- [DIRECTION]: Drop the pictures, then extract the listing word for word.

- [INPUT RECORDS]:
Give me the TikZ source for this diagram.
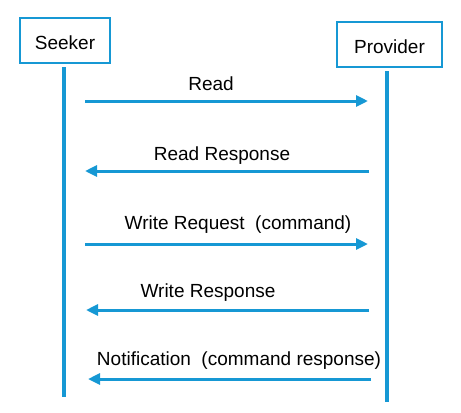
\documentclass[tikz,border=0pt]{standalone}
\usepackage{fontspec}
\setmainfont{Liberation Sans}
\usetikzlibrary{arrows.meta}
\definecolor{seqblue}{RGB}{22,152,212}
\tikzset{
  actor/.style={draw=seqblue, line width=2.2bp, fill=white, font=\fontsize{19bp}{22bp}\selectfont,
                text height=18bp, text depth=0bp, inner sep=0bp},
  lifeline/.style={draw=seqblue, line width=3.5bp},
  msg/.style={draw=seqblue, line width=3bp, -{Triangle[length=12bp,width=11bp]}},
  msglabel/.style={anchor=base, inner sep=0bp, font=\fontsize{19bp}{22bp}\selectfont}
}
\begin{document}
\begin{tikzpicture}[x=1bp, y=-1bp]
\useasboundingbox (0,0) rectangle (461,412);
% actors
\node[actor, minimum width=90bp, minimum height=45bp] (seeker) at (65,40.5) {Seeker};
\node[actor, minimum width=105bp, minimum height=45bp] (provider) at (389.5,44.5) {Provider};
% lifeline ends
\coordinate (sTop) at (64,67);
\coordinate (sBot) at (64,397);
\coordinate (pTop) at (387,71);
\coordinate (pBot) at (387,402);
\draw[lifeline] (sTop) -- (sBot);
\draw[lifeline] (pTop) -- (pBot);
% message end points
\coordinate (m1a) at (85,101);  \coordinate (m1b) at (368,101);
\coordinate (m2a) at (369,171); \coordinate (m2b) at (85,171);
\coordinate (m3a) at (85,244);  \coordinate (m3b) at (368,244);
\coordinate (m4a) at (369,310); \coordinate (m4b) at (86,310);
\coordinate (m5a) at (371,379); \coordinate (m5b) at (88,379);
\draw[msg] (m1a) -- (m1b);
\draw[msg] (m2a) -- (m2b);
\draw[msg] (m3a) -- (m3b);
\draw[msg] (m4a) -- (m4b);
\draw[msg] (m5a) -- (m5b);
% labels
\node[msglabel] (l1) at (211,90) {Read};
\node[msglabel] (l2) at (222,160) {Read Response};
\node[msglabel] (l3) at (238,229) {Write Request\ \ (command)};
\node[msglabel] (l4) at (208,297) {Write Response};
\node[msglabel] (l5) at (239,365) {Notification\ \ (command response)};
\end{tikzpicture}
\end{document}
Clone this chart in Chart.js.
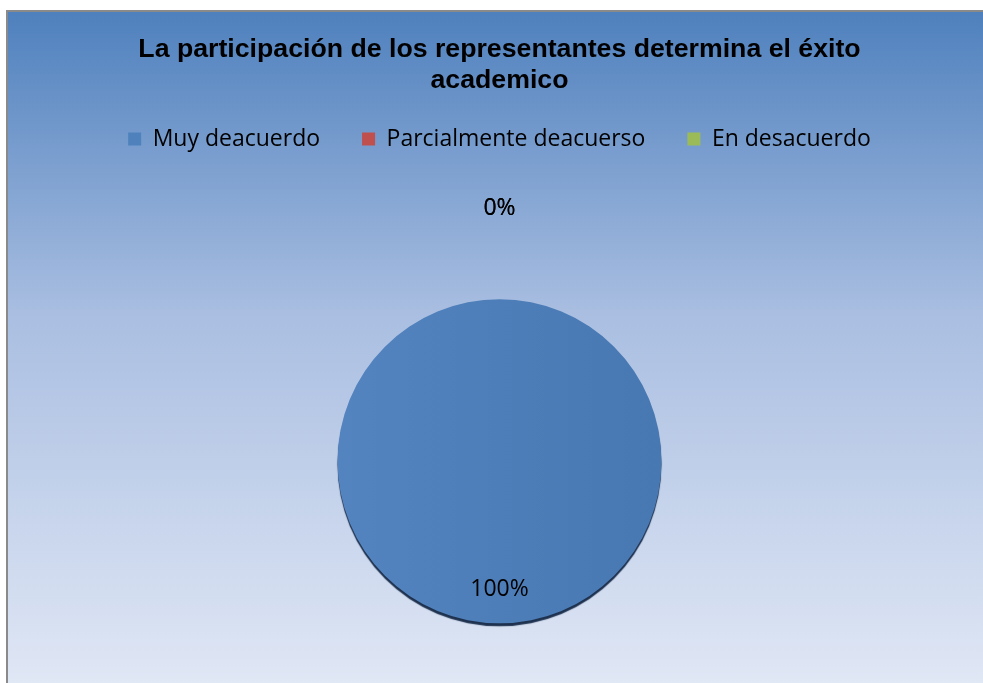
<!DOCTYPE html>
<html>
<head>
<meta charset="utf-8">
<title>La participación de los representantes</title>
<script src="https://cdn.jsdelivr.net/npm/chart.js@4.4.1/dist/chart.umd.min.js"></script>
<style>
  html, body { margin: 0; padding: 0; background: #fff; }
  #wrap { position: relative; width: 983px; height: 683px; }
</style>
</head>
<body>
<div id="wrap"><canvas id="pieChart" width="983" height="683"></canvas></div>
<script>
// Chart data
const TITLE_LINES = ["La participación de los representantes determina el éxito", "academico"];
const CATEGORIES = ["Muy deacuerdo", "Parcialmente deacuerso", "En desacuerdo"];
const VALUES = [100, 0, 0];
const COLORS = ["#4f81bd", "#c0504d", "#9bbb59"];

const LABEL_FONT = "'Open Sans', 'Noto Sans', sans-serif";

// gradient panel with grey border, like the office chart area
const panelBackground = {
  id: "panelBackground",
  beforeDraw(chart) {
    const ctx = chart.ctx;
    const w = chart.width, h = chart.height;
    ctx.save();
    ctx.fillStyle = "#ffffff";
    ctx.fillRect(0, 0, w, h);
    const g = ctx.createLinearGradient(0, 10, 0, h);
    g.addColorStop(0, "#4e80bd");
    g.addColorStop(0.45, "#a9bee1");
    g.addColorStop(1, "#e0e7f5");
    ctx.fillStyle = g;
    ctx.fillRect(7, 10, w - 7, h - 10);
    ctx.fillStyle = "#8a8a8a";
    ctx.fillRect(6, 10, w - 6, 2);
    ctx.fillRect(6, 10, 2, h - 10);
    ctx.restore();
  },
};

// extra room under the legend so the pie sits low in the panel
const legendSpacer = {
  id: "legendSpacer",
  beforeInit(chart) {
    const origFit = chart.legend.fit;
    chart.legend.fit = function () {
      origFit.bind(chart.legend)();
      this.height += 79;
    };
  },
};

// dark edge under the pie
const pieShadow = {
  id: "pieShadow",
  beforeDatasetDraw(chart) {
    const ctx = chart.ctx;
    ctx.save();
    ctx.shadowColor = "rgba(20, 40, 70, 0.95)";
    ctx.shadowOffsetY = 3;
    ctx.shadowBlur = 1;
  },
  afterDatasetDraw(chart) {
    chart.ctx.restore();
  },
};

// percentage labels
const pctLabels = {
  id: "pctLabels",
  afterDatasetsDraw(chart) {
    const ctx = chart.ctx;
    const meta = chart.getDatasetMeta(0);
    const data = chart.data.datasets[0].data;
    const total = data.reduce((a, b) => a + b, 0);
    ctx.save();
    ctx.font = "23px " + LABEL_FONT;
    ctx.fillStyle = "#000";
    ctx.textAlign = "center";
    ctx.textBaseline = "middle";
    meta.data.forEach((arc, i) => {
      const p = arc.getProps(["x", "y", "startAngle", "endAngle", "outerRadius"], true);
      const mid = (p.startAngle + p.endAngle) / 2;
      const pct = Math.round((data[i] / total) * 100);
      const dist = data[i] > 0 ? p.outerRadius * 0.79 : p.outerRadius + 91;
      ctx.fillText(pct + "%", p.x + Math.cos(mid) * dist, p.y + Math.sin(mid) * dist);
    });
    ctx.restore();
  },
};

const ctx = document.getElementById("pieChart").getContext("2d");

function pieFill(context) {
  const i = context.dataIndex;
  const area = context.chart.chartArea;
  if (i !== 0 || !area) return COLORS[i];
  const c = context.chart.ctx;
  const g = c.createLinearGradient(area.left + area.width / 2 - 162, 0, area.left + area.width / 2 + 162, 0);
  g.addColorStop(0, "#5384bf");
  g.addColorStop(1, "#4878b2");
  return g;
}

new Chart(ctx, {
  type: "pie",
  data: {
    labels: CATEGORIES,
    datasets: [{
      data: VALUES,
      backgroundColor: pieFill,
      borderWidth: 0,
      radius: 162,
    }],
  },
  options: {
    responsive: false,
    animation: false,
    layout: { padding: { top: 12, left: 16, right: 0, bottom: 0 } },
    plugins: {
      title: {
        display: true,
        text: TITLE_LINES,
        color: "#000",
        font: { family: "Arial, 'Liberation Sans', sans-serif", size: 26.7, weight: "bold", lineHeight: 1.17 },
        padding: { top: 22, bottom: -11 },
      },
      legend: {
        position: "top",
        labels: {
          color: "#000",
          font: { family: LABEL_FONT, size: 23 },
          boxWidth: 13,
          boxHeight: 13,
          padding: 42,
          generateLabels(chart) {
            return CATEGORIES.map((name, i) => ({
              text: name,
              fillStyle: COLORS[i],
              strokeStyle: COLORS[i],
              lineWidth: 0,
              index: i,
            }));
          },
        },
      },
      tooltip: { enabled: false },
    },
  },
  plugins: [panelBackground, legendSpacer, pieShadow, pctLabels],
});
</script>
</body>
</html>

- [COMPLETE OUTPUT]:
Give me the TikZ source for this diagram.
\documentclass[tikz,border=0pt]{standalone}
\usepackage{fontspec}
\setmainfont{Liberation Sans}
\usetikzlibrary{arrows.meta}
\definecolor{seqblue}{RGB}{22,152,212}
\tikzset{
  actor/.style={draw=seqblue, line width=2.2bp, fill=white, font=\fontsize{19bp}{22bp}\selectfont,
                text height=18bp, text depth=0bp, inner sep=0bp},
  lifeline/.style={draw=seqblue, line width=3.5bp},
  msg/.style={draw=seqblue, line width=3bp, -{Triangle[length=12bp,width=11bp]}},
  msglabel/.style={anchor=base, inner sep=0bp, font=\fontsize{19bp}{22bp}\selectfont}
}
\begin{document}
\begin{tikzpicture}[x=1bp, y=-1bp]
\useasboundingbox (0,0) rectangle (461,412);
% actors
\node[actor, minimum width=90bp, minimum height=45bp] (seeker) at (65,40.5) {Seeker};
\node[actor, minimum width=105bp, minimum height=45bp] (provider) at (389.5,44.5) {Provider};
% lifeline ends
\coordinate (sTop) at (64,67);
\coordinate (sBot) at (64,397);
\coordinate (pTop) at (387,71);
\coordinate (pBot) at (387,402);
\draw[lifeline] (sTop) -- (sBot);
\draw[lifeline] (pTop) -- (pBot);
% message end points
\coordinate (m1a) at (85,101);  \coordinate (m1b) at (368,101);
\coordinate (m2a) at (369,171); \coordinate (m2b) at (85,171);
\coordinate (m3a) at (85,244);  \coordinate (m3b) at (368,244);
\coordinate (m4a) at (369,310); \coordinate (m4b) at (86,310);
\coordinate (m5a) at (371,379); \coordinate (m5b) at (88,379);
\draw[msg] (m1a) -- (m1b);
\draw[msg] (m2a) -- (m2b);
\draw[msg] (m3a) -- (m3b);
\draw[msg] (m4a) -- (m4b);
\draw[msg] (m5a) -- (m5b);
% labels
\node[msglabel] (l1) at (211,90) {Read};
\node[msglabel] (l2) at (222,160) {Read Response};
\node[msglabel] (l3) at (238,229) {Write Request\ \ (command)};
\node[msglabel] (l4) at (208,297) {Write Response};
\node[msglabel] (l5) at (239,365) {Notification\ \ (command response)};
\end{tikzpicture}
\end{document}
Clone this chart in Chart.js.
<!DOCTYPE html>
<html>
<head>
<meta charset="utf-8">
<title>La participación de los representantes</title>
<script src="https://cdn.jsdelivr.net/npm/chart.js@4.4.1/dist/chart.umd.min.js"></script>
<style>
  html, body { margin: 0; padding: 0; background: #fff; }
  #wrap { position: relative; width: 983px; height: 683px; }
</style>
</head>
<body>
<div id="wrap"><canvas id="pieChart" width="983" height="683"></canvas></div>
<script>
// Chart data
const TITLE_LINES = ["La participación de los representantes determina el éxito", "academico"];
const CATEGORIES = ["Muy deacuerdo", "Parcialmente deacuerso", "En desacuerdo"];
const VALUES = [100, 0, 0];
const COLORS = ["#4f81bd", "#c0504d", "#9bbb59"];

const LABEL_FONT = "'Open Sans', 'Noto Sans', sans-serif";

// gradient panel with grey border, like the office chart area
const panelBackground = {
  id: "panelBackground",
  beforeDraw(chart) {
    const ctx = chart.ctx;
    const w = chart.width, h = chart.height;
    ctx.save();
    ctx.fillStyle = "#ffffff";
    ctx.fillRect(0, 0, w, h);
    const g = ctx.createLinearGradient(0, 10, 0, h);
    g.addColorStop(0, "#4e80bd");
    g.addColorStop(0.45, "#a9bee1");
    g.addColorStop(1, "#e0e7f5");
    ctx.fillStyle = g;
    ctx.fillRect(7, 10, w - 7, h - 10);
    ctx.fillStyle = "#8a8a8a";
    ctx.fillRect(6, 10, w - 6, 2);
    ctx.fillRect(6, 10, 2, h - 10);
    ctx.restore();
  },
};

// extra room under the legend so the pie sits low in the panel
const legendSpacer = {
  id: "legendSpacer",
  beforeInit(chart) {
    const origFit = chart.legend.fit;
    chart.legend.fit = function () {
      origFit.bind(chart.legend)();
      this.height += 79;
    };
  },
};

// dark edge under the pie
const pieShadow = {
  id: "pieShadow",
  beforeDatasetDraw(chart) {
    const ctx = chart.ctx;
    ctx.save();
    ctx.shadowColor = "rgba(20, 40, 70, 0.95)";
    ctx.shadowOffsetY = 3;
    ctx.shadowBlur = 1;
  },
  afterDatasetDraw(chart) {
    chart.ctx.restore();
  },
};

// percentage labels
const pctLabels = {
  id: "pctLabels",
  afterDatasetsDraw(chart) {
    const ctx = chart.ctx;
    const meta = chart.getDatasetMeta(0);
    const data = chart.data.datasets[0].data;
    const total = data.reduce((a, b) => a + b, 0);
    ctx.save();
    ctx.font = "23px " + LABEL_FONT;
    ctx.fillStyle = "#000";
    ctx.textAlign = "center";
    ctx.textBaseline = "middle";
    meta.data.forEach((arc, i) => {
      const p = arc.getProps(["x", "y", "startAngle", "endAngle", "outerRadius"], true);
      const mid = (p.startAngle + p.endAngle) / 2;
      const pct = Math.round((data[i] / total) * 100);
      const dist = data[i] > 0 ? p.outerRadius * 0.79 : p.outerRadius + 91;
      ctx.fillText(pct + "%", p.x + Math.cos(mid) * dist, p.y + Math.sin(mid) * dist);
    });
    ctx.restore();
  },
};

const ctx = document.getElementById("pieChart").getContext("2d");

function pieFill(context) {
  const i = context.dataIndex;
  const area = context.chart.chartArea;
  if (i !== 0 || !area) return COLORS[i];
  const c = context.chart.ctx;
  const g = c.createLinearGradient(area.left + area.width / 2 - 162, 0, area.left + area.width / 2 + 162, 0);
  g.addColorStop(0, "#5384bf");
  g.addColorStop(1, "#4878b2");
  return g;
}

new Chart(ctx, {
  type: "pie",
  data: {
    labels: CATEGORIES,
    datasets: [{
      data: VALUES,
      backgroundColor: pieFill,
      borderWidth: 0,
      radius: 162,
    }],
  },
  options: {
    responsive: false,
    animation: false,
    layout: { padding: { top: 12, left: 16, right: 0, bottom: 0 } },
    plugins: {
      title: {
        display: true,
        text: TITLE_LINES,
        color: "#000",
        font: { family: "Arial, 'Liberation Sans', sans-serif", size: 26.7, weight: "bold", lineHeight: 1.17 },
        padding: { top: 22, bottom: -11 },
      },
      legend: {
        position: "top",
        labels: {
          color: "#000",
          font: { family: LABEL_FONT, size: 23 },
          boxWidth: 13,
          boxHeight: 13,
          padding: 42,
          generateLabels(chart) {
            return CATEGORIES.map((name, i) => ({
              text: name,
              fillStyle: COLORS[i],
              strokeStyle: COLORS[i],
              lineWidth: 0,
              index: i,
            }));
          },
        },
      },
      tooltip: { enabled: false },
    },
  },
  plugins: [panelBackground, legendSpacer, pieShadow, pctLabels],
});
</script>
</body>
</html>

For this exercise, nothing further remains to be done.